Related to this is another question, how do I evaluate the goodness of fit? I couldn't seem to find anything to that effect in the "getting started" pymc3 tutorial.
Thanks very much for any advice!
Hi a simple way to do it is as follows:
from pymc3 import *
from numpy import ones, array
# Samples for each dose level
n = 5 * ones(4, dtype=int)
# Log-dose
dose = array([-.86, -.3, -.05, .73])
def invlogit(x):
return np.exp(x) / (1 + np.exp(x))
with Model() as model:
# Logit-linear model parameters
alpha = Normal('alpha', 0, 0.01)
beta = Normal('beta', 0, 0.01)
# Calculate probabilities of death
theta = Deterministic('theta', invlogit(alpha + beta * dose))
# Data likelihood
deaths = Binomial('deaths', n=n, p=theta, observed=[0, 1, 3, 5])
start = find_MAP()
step = NUTS(scaling=start)
trace = sample(2000, step, start=start, progressbar=True)
import matplotlib.pyplot as plt
death_fit = np.percentile(trace.theta,50,axis=0)
plt.plot(dose, death_fit,'g', marker='.', lw='1.25', ls='-', ms=5, mew=1)
plt.show()
If you want to plot dose vs pred_death, where pred_death is computed from the mean estimated values of alpha and beta, then do:
pred_death = 1./(1. + np.exp(-(mean_alpha + mean_beta * dose)))
plt.plot(dose, pred_death)
instead if you want to plot dose vs pred_death, where pred_death is computed taking into account the uncertainty in posterior for alpha and beta.

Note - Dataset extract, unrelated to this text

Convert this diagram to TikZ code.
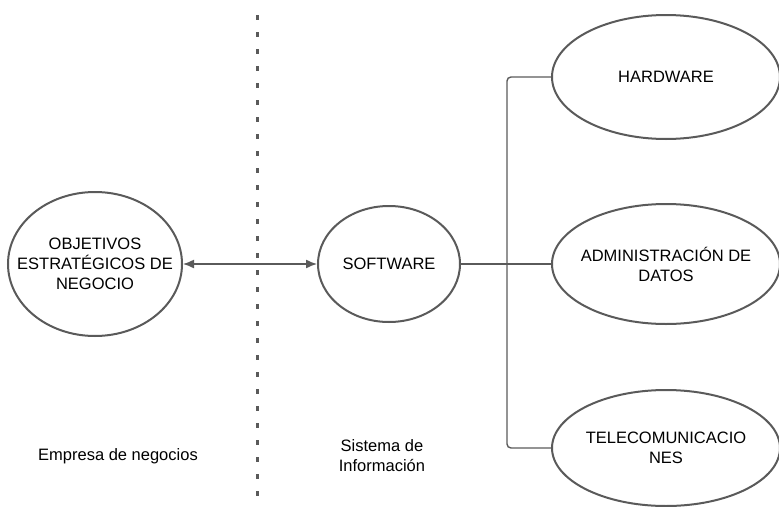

Then probably the easiest way is to use the function sample_ppc:
May be something like
ppc = pm.sample_ppc(trace, samples=100, model=pmmodel)
for i in range(100):
plt.plot(dose, ppc['deaths'][i], 'bo', alpha=0.5)
Using Posterior Predictive Checks (ppc) is a way to check how well your model behaves by comparing the predictions of the model to your actual data. Here you have an example of sample_ppc
Other options could be to plot the mean value plus some interval of interest.